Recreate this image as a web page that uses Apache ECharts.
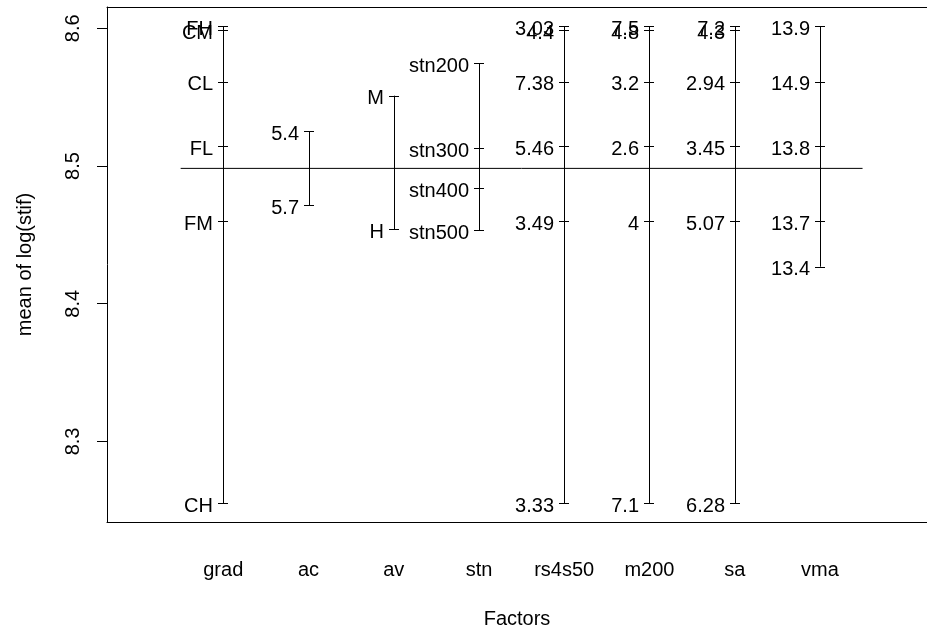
<!DOCTYPE html>
<html><head><meta charset="utf-8">
<script src="https://cdn.jsdelivr.net/npm/echarts@6/dist/echarts.min.js"></script>
<style>html,body{margin:0;padding:0;background:#fff}#c{width:927px;height:631px}</style>
</head><body><div id="c"></div>
<script>
// ---- data ----
const factors = ['grad', 'ac', 'av', 'stn', 'rs4s50', 'm200', 'sa', 'vma'];

const gradLabels   = ['FH', 'CM', 'CL', 'FL', 'FM', 'CH'];
const gradMeans    = [8.6015, 8.5988, 8.5612, 8.5145, 8.4601, 8.2550];
const acLabels     = ['5.4', '5.7'];
const acMeans      = [8.5254, 8.4717];
const avLabels     = ['M', 'H'];
const avMeans      = [8.5511, 8.4540];
const stnLabels    = ['stn200', 'stn300', 'stn400', 'stn500'];
const stnMeans     = [8.5746, 8.5129, 8.4838, 8.4535];
const rs4s50Labels = ['3.03', '4.4', '7.38', '5.46', '3.49', '3.33'];
const rs4s50Means  = [8.6015, 8.5988, 8.5612, 8.5145, 8.4601, 8.2550];
const m200Labels   = ['7.5', '4.8', '3.2', '2.6', '4', '7.1'];
const m200Means    = [8.6015, 8.5988, 8.5612, 8.5145, 8.4601, 8.2550];
const saLabels     = ['7.2', '4.3', '2.94', '3.45', '5.07', '6.28'];
const saMeans      = [8.6015, 8.5988, 8.5612, 8.5145, 8.4601, 8.2550];
const vmaLabels    = ['13.9', '14.9', '13.8', '13.7', '13.4'];
const vmaMeans     = [8.6017, 8.5612, 8.5145, 8.4601, 8.4269];

const grandMean = 8.4983;
const yTickValues = [8.3, 8.4, 8.5, 8.6];
const xTickValues = [1, 2, 3, 4, 5, 6, 7, 8];

// ---- build ----
const levelLabels = [gradLabels, acLabels, avLabels, stnLabels, rs4s50Labels, m200Labels, saLabels, vmaLabels];
const levelMeans  = [gradMeans, acMeans, avMeans, stnMeans, rs4s50Means, m200Means, saMeans, vmaMeans];

const stemData = [];
const levelData = [];
const levelText = [];
levelMeans.forEach((arr, i) => {
  stemData.push([i + 1, Math.min(...arr), Math.max(...arr)]);
  arr.forEach((v, j) => {
    levelData.push([i + 1, v]);
    levelText.push(levelLabels[i][j]);
  });
});

const FONT = 'Liberation Sans, Arial, Helvetica, sans-serif';
const crisp = v => Math.round(v) + 0.5;
const AX = {color: '#000', width: 1};

const chart = echarts.init(document.getElementById('c'), null, {renderer: 'canvas'});
chart.setOption({
  animation: false,
  backgroundColor: '#fff',
  textStyle: {fontFamily: FONT},
  grid: {left: 107, top: 7, right: 0, bottom: 109, show: false, containLabel: false, outerBoundsMode: 'none'},
  xAxis: [{
    type: 'value', min: -0.364, max: 9.256, position: 'bottom',
    splitLine: {show: false},
    axisLine: {show: true, onZero: false, lineStyle: AX},
    axisTick: {show: false},
    axisLabel: {customValues: xTickValues, formatter: v => factors[Math.round(v) - 1], margin: 38,
      fontSize: 20, color: '#000', fontFamily: FONT},
    name: 'Factors', nameLocation: 'middle', nameGap: 87,
    nameTextStyle: {fontSize: 20, color: '#000', fontFamily: FONT}
  }, {
    type: 'value', min: -0.364, max: 9.256, position: 'top',
    splitLine: {show: false},
    axisLine: {show: true, onZero: false, lineStyle: AX},
    axisTick: {show: false}, axisLabel: {show: false}
  }],
  yAxis: {
    type: 'value', min: 8.2415, max: 8.6155,
    splitLine: {show: false},
    axisLine: {show: true, onZero: false, lineStyle: AX},
    axisTick: {show: true, customValues: yTickValues, length: 10, lineStyle: AX},
    axisLabel: {customValues: yTickValues, rotate: 90, margin: 24, formatter: v => v.toFixed(1),
      fontSize: 20, color: '#000', fontFamily: FONT},
    name: 'mean of log(stif)', nameLocation: 'middle', nameGap: 72, nameRotate: 90,
    nameTextStyle: {fontSize: 20, color: '#000', fontFamily: FONT}
  },
  series: [
    {
      type: 'line', data: [[0.5, grandMean], [8.5, grandMean]], symbol: 'none',
      lineStyle: {color: '#000', width: 1}, silent: true
    },
    {
      type: 'custom', data: stemData, silent: true,
      renderItem: (params, api) => {
        const a = api.coord([api.value(0), api.value(1)]);
        const b = api.coord([api.value(0), api.value(2)]);
        const x = crisp(a[0]);
        return {type: 'line', shape: {x1: x, y1: a[1], x2: x, y2: b[1]},
          style: {stroke: '#000', lineWidth: 1}};
      }
    },
    {
      type: 'custom', data: levelData, silent: true,
      renderItem: (params, api) => {
        const p = api.coord([api.value(0), api.value(1)]);
        const x = Math.round(p[0]);
        const y = crisp(p[1]);
        return {
          type: 'group',
          children: [
            {type: 'line', shape: {x1: x - 5, y1: y, x2: x + 5, y2: y}, style: {stroke: '#000', lineWidth: 1}},
            {type: 'text', x: x - 10, y: p[1] + 3,
              style: {text: levelText[params.dataIndex], fill: '#000', font: '20px ' + FONT,
                textAlign: 'right', textVerticalAlign: 'middle'}}
          ]
        };
      }
    }
  ]
});
</script>
</body></html>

-----

What you need to do: Reproduce the material above exactly, first line through the line that contains "['grad', 'ac', 'av', 'stn', 'rs4s50', 'm200', 'sa', 'vma'];", minus the pictures.

Written reply:
Recreate this image as a web page that uses Apache ECharts.
<!DOCTYPE html>
<html><head><meta charset="utf-8">
<script src="https://cdn.jsdelivr.net/npm/echarts@6/dist/echarts.min.js"></script>
<style>html,body{margin:0;padding:0;background:#fff}#c{width:927px;height:631px}</style>
</head><body><div id="c"></div>
<script>
// ---- data ----
const factors = ['grad', 'ac', 'av', 'stn', 'rs4s50', 'm200', 'sa', 'vma'];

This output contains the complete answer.